В части проведения массовых арестов граждан латышской, а также польской национальностей Постель показал:
«С прибытием Заковского массовые аресты так называемой «латышской организации», которые заранее определялись по контрольным цифрам на арест по каждому отделу на каждый месяц в количестве 1000–1200 чел. превратилась в буквальную охоту за латышами и уничтожение взрослой части мужского латышского населения в Москве, так как доходили до разыскивания латышей по приписным листкам в милиции.
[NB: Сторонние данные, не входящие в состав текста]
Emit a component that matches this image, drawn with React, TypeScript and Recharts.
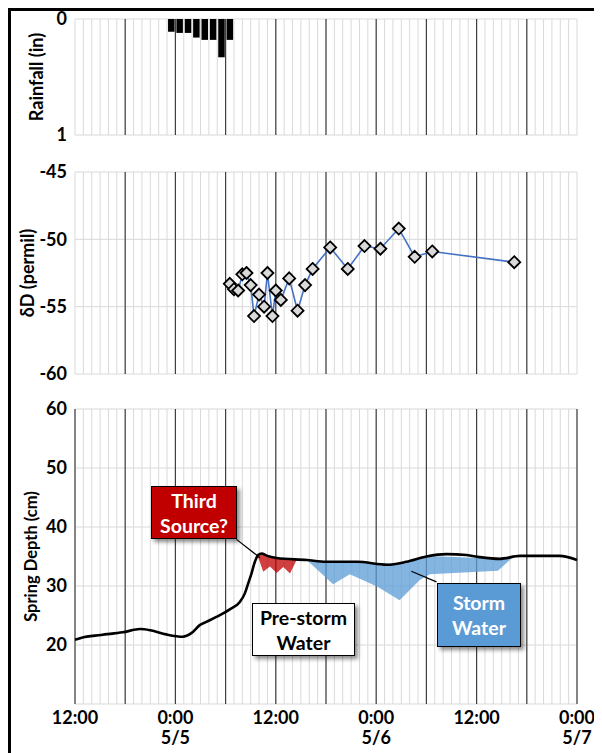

Установки Заковского «бить морды при первом допросе», брать короткие показания на пару страниц об участии в организации и новых людях и личные примеры его в Таганской тюрьме, как нужно допрашивать – вызвали массовое почти поголовное избиение арестованных и вынужденные клеветнические показания арестованных не только на себя, но на своих знакомых, близких, сослуживцев и даже родственников». (л.д. 42, т. 2).
«Обработка многих арестованных в тюрьмах и их показания, по которым «вскрывались» десятки боевых террористических групп с сотнями арестованных террористов, разрабатывавших подробные планы и подготовлявших осуществление террористических актов против Сталина, Молотова, Кагановича и Ворошилова, никем не контролировались, всемерно поощрялись, вызывали сенсацию, одобрение за ударные дела, которые внеочередными записками блистали перед наркомом Ежовым…
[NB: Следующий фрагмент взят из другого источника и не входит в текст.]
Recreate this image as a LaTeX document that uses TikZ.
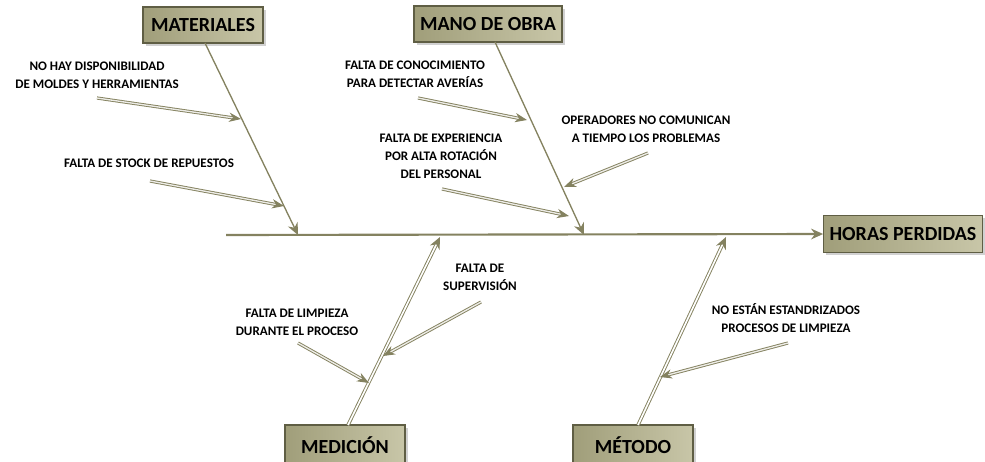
\documentclass[tikz,border=0pt]{standalone}
\usepackage{fontspec}
\setmainfont{Carlito}
\usetikzlibrary{arrows.meta,shadows}
\definecolor{olive}{RGB}{132,130,96}
\definecolor{boxL}{RGB}{160,158,122}
\definecolor{boxR}{RGB}{200,198,168}
\definecolor{boxB}{RGB}{95,94,68}
\tikzset{
  catbox/.style={draw=boxB, line width=0.8pt, left color=boxL, right color=boxR,
    minimum width=90pt, minimum height=27pt, inner sep=2pt,
    font=\fontsize{15}{17}\selectfont\bfseries,
    drop shadow={shadow xshift=2pt, shadow yshift=-2pt, fill=black!30, opacity=0.6}},
  cause/.style={align=center, font=\fontsize{9.8}{13.5}\selectfont\bfseries, inner sep=0pt},
  spine/.style={draw=olive, line width=1.6pt, -{Stealth[length=9pt,width=8pt]}},
  bone/.style={draw=olive, line width=1pt, -{Stealth[length=9pt,width=8pt]}},
  dbone/.style={draw=olive, line width=0.7pt, double=white, double distance=1.2pt, -{Stealth[length=9pt,width=8pt,fill=olive]}},
  sub/.style={draw=olive, line width=0.7pt, double=white!85!olive, double distance=1pt, -{Stealth[length=9pt,width=7pt,fill=olive]}},
}
\begin{document}
\begin{tikzpicture}[x=0.75pt,y=-0.75pt]
\useasboundingbox (0,0) rectangle (985,461);
% category boxes
\node[catbox] (mat) at (203,25) {MATERIALES};
\node[catbox, minimum width=111pt] (mano) at (488,24) {MANO DE OBRA};
\node[catbox, minimum width=119pt, minimum height=28pt] (horas) at (903,234) {HORAS PERDIDAS};
\node[catbox, minimum height=30pt] (med) at (345,445) {MEDICIÓN};
\node[catbox, minimum height=30pt] (met) at (633,445) {MÉTODO};
% spine
\coordinate (s0) at (226,235);
\draw[spine] (s0) -- (horas.west);
% bone ends on spine
\coordinate (bm) at (298,235);
\coordinate (bo) at (584,235);
\coordinate (bd) at (440,237);
\coordinate (bt) at (726,237);
\coordinate (mats) at (205,43);
\coordinate (manos) at (495,42);
\coordinate (meds) at (348,425);
\coordinate (mets) at (638,425);
\draw[bone] (mats) -- (bm);
\draw[bone] (manos) -- (bo);
\draw[dbone] (meds) -- (bd);
\draw[dbone] (mets) -- (bt);
% causes
\node[cause] (c1) at (97,75) {NO HAY DISPONIBILIDAD\\DE MOLDES Y HERRAMIENTAS};
\node[cause] (c2) at (149,163) {FALTA DE STOCK DE REPUESTOS};
\node[cause] (c3) at (415,74) {FALTA DE CONOCIMIENTO\\PARA DETECTAR AVERÍAS};
\node[cause] (c4) at (646,129) {OPERADORES NO COMUNICAN\\A TIEMPO LOS PROBLEMAS};
\node[cause] (c5) at (441,156) {FALTA DE EXPERIENCIA\\POR ALTA ROTACIÓN\\DEL PERSONAL};
\node[cause] (c6) at (480,277) {FALTA DE\\SUPERVISIÓN};
\node[cause] (c7) at (297,322) {FALTA DE LIMPIEZA\\DURANTE EL PROCESO};
\node[cause] (c8) at (786,318) {NO ESTÁN ESTANDRIZADOS\\PROCESOS DE LIMPIEZA};
% cause arrows
\coordinate (a1s) at (97,98);   \coordinate (a1e) at (241,119);
\coordinate (a2s) at (150,181); \coordinate (a2e) at (284,206);
\coordinate (a3s) at (418,98);  \coordinate (a3e) at (527,120);
\coordinate (a4s) at (648,153); \coordinate (a4e) at (564,187);
\coordinate (a5s) at (442,189); \coordinate (a5e) at (569,216);
\coordinate (a6s) at (481,302); \coordinate (a6e) at (383,356);
\coordinate (a7s) at (298,343); \coordinate (a7e) at (369,383);
\coordinate (a8s) at (788,343); \coordinate (a8e) at (660,377);
\foreach \i in {1,...,8} \draw[sub] (a\i s) -- (a\i e);
\end{tikzpicture}
\end{document}
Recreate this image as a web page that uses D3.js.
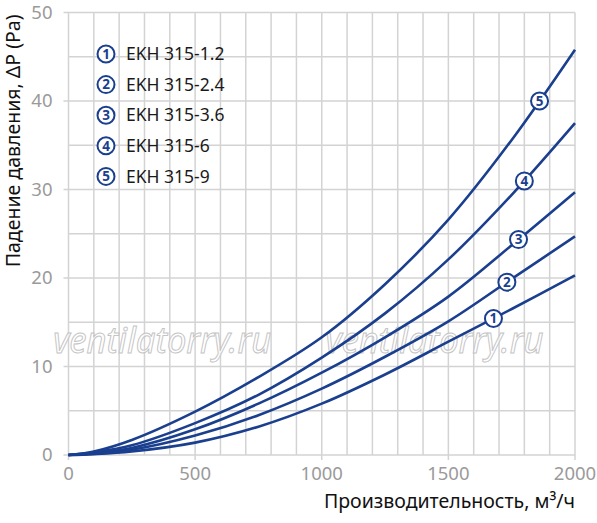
<!DOCTYPE html>
<html>
<head>
<meta charset="utf-8">
<script src="https://cdn.jsdelivr.net/npm/d3@7"></script>
<style>
  body { margin: 0; background: #fff; }
  text { font-family: "Noto Sans", "Open Sans", sans-serif; }
</style>
</head>
<body>
<div id="chart"></div>
<script>
const width = 597;
const height = 523;
const margin = { top: 12.5, right: 22, bottom: 68, left: 68.5 };
// colors
const color_line = "#1b3f8f";
const color_grid = "#d3d3d3";
const color_tick = "#9a9a9a";

// data: flow (m3/h) -> pressure drop (Pa)
const flow = [0, 100, 250, 500, 750, 1000, 1250, 1500, 1750, 2000];
const ekh_1_2 = [0, 0.1, 0.4, 1.4, 3.2, 5.8, 9.1, 12.8, 16.5, 20.3];
const ekh_2_4 = [0, 0.15, 0.6, 2.2, 4.5, 7.5, 11.1, 15.1, 19.9, 24.7];
const ekh_3_6 = [0, 0.2, 0.8, 2.9, 5.8, 9.3, 13.3, 17.9, 23.7, 29.7];
const ekh_6 = [0, 0.3, 1.1, 3.6, 6.8, 11.0, 16.0, 22.1, 29.4, 37.5];
const ekh_9 = [0, 0.4, 1.7, 4.9, 8.8, 13.3, 19.3, 26.6, 35.6, 45.8];
const series_names = ["EKH 315-1.2", "EKH 315-2.4", "EKH 315-3.6", "EKH 315-6", "EKH 315-9"];
const series_values = [ekh_1_2, ekh_2_4, ekh_3_6, ekh_6, ekh_9];
// flow where the number badge sits on each curve
const label_flow = [1678, 1731, 1777, 1800, 1860];
const x_ticks = [0, 500, 1000, 1500, 2000];
const y_ticks = [0, 10, 20, 30, 40, 50];
const x_grid = d3.range(0, 2001, 100);
const y_grid = d3.range(0, 51, 5);

let svg = d3
  .select("#chart")
  .append("svg")
  .attr("width", width)
  .attr("height", height);

let x = d3.scaleLinear().domain([0, 2000]).range([margin.left, width - margin.right]);
let y = d3.scaleLinear().domain([0, 50]).range([height - margin.bottom, margin.top]);

// grid
svg
  .append("g")
  .selectAll("line")
  .data(x_grid)
  .enter()
  .append("line")
  .attr("x1", (d) => x(d))
  .attr("x2", (d) => x(d))
  .attr("y1", y(50))
  .attr("y2", (d) => (x_ticks.includes(d) ? y(0) + 5 : y(0)))
  .attr("stroke", color_grid)
  .attr("stroke-width", 1.5);
svg
  .append("g")
  .selectAll("line")
  .data(y_grid)
  .enter()
  .append("line")
  .attr("x1", (d) => (y_ticks.includes(d) ? x(0) - 5 : x(0)))
  .attr("x2", x(2000))
  .attr("y1", (d) => y(d))
  .attr("y2", (d) => y(d))
  .attr("stroke", color_grid)
  .attr("stroke-width", 1.5);

// tick labels
svg
  .append("g")
  .selectAll("text")
  .data(x_ticks)
  .enter()
  .append("text")
  .attr("x", (d) => x(d))
  .attr("y", y(0) + 25)
  .attr("text-anchor", "middle")
  .attr("font-size", 18.5)
  .attr("fill", color_tick)
  .text((d) => d);
svg
  .append("g")
  .selectAll("text")
  .data(y_ticks)
  .enter()
  .append("text")
  .attr("x", x(0) - 16)
  .attr("y", (d) => y(d))
  .attr("dy", "0.35em")
  .attr("text-anchor", "end")
  .attr("font-size", 18.5)
  .attr("fill", color_tick)
  .text((d) => d);

// axis titles
svg
  .append("text")
  .attr("x", x(2000))
  .attr("y", height - 15)
  .attr("text-anchor", "end")
  .attr("font-size", 19.5)
  .attr("fill", "#111")
  .text("Производительность, м³/ч");
svg
  .append("text")
  .attr("transform", `translate(20, ${y(35.5)}) rotate(-90)`)
  .attr("text-anchor", "middle")
  .attr("font-size", 19.5)
  .attr("fill", "#111")
  .text("Падение давления, ΔP (Pa)");

// watermark
[370, 1445].forEach(function (q) {
  svg
    .append("text")
    .attr("x", x(q))
    .attr("y", y(11.5))
    .attr("text-anchor", "middle")
    .attr("font-family", "Liberation Sans, Arial, sans-serif")
    .attr("font-style", "italic")
    .attr("font-size", 36)
    .attr("textLength", 218)
    .attr("lengthAdjust", "spacingAndGlyphs")
    .attr("fill", "#fff")
    .attr("fill-opacity", 0.7)
    .attr("stroke", "#c4c4c4")
    .attr("stroke-width", 1)
    .text("ventilatorry.ru");
});

// curves
let line = d3
  .line()
  .x((d) => x(d[0]))
  .y((d) => y(d[1]))
  .curve(d3.curveCatmullRom.alpha(0.5));

let paths = svg
  .append("g")
  .selectAll("path")
  .data(series_values)
  .enter()
  .append("path")
  .attr("d", (vals) => line(flow.map((q, i) => [q, vals[i]])))
  .attr("fill", "none")
  .attr("stroke", color_line)
  .attr("stroke-width", 2.6);

// find the point of a path at a given x
function pointAtX(node, px) {
  let lo = 0;
  let hi = node.getTotalLength();
  for (let k = 0; k < 40; k++) {
    let mid = (lo + hi) / 2;
    if (node.getPointAtLength(mid).x < px) lo = mid;
    else hi = mid;
  }
  return node.getPointAtLength(lo);
}

function badge(g, cx, cy, n) {
  g.append("circle")
    .attr("cx", cx)
    .attr("cy", cy)
    .attr("r", 8.5)
    .attr("fill", "#fff")
    .attr("stroke", color_line)
    .attr("stroke-width", 2);
  g.append("text")
    .attr("x", cx)
    .attr("y", cy)
    .attr("dy", "0.36em")
    .attr("text-anchor", "middle")
    .attr("font-size", 13.5)
    .attr("font-weight", "bold")
    .attr("fill", color_line)
    .text(n);
}

let badges = svg.append("g");
paths.each(function (vals, i) {
  let p = pointAtX(this, x(label_flow[i]));
  badge(badges, p.x, p.y, i + 1);
});

// legend
let legend = svg.append("g");
series_names.forEach(function (name, i) {
  let ly = 54 + i * 30.6;
  badge(legend, 106, ly, i + 1);
  legend
    .append("text")
    .attr("x", 126)
    .attr("y", ly)
    .attr("dy", "0.35em")
    .attr("font-size", 17.5)
    .attr("fill", "#1a1a1a")
    .text(name);
});
</script>
</body>
</html>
…Ни наркома, ни его ставленников не интересовал вопрос – откуда берутся эти как в булочной испеченные десятки и сотни террористов, что собой представляют эти арестованные в большинстве коммунисты, рабочие, служащие и военные, что это за планы подготовки терактов, часто без оружия, кто их направлял, причины и другие моменты, которые ярко бросаются в глаза, но этим никто не интересовался…»
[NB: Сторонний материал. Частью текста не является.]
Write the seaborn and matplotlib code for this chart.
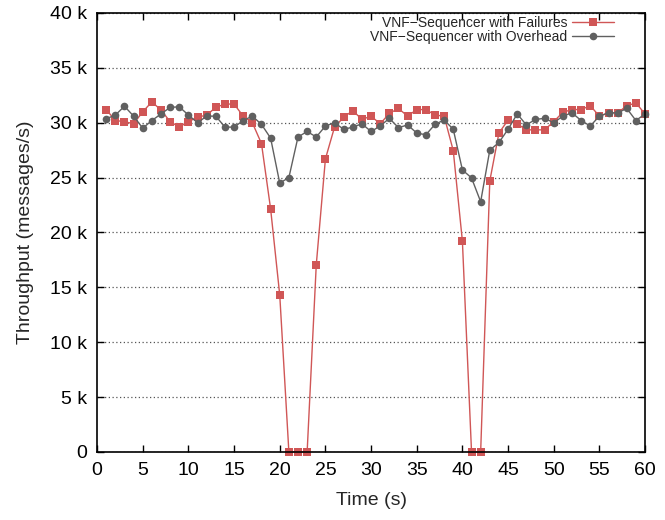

«Поэтому, если проанализировать протоколы и альбомы осужденных «террористов» по датам и моментам, когда и где они намечали осуществление терактов, то получится такая совершенно дикая и невероятная картина, что в дни празднеств 1 Мая или 7 ноября в колоннах демонстрантов на Красной площади чуть ли не целые десятки или сотни «террористов», которые проходя мимо Мавзолея должны были якобы стрелять, но по различным причинам якобы этому помешали, или же на Можайском шоссе, где проезжали правительственные машины, о чем «террористы» даже и не знали, в определенные дни летом «дежурили» целые группы разных «террористов», поджидавших якобы эти машины для стрельбы по ним, чему опять-таки якобы помешали какие-то причины, которые и придумывались для правдоподобности показаний» (л.д. 48–50, т. 2)[198]
.Летом 1938 года стало ясно, что центральный аппарат НКВД не в состоянии обработать все «альбомы» по национальным операциям. Списки арестованных значительно превысили 100 тысяч человек. Тюрьмы были переполнены. Поэтому по предложению Ежова 15 сентября Политбюро решило создать на местах Особые тройки, состоящие из первого секретаря регионального парткома, главы НКВД и прокурора, для рассмотрения дел по национальным контингентам с правом вынесения смертных приговоров и немедленного приведения их в исполнение. Этим тройкам передавались все «альбомы», которые не успели рассмотреть в Москве. Рассмотрение дел следовало закончить в двухмесячный срок, т. е. до 15 ноября. 17 ноября совместным постановлением ЦК и Совнаркома все массовые операции были остановлены. За два месяца Особыми тройками было рассмотрено почти 108 тысяч дел на арестованных в ходе национальных операций. Более чем по 105 тысячам из них были вынесены приговоры, в том числе более 72 тысяч расстрельных[199]
Когда принималось это решение, положение Ежова уже пошатнулось из-за прихода в НКВД Берии. Но, похоже, Николай Иванович еще не сознавал, что конец операций по «национальным контингентам» будет означать и его собственный конец, когда его сначала уберут из НКВД, а потом – и из числа живых. Ведь с завершением «национальных операций» миссия Ежова в НКВД, с точки зрения Сталина, была исчерпана, и мавру пора было уходить. А оставлять в живых человека, который точно знал, что все приказы о массовых репрессиях отдавал ему лично Сталин, было никак нельзя.Если называть вещи своими именами, то «национальные операции» НКВД были тем, что позднее назвали «геноцидом». Ведь людей расстреливали или отправляли в лагерь только за принадлежность к определенной национальности.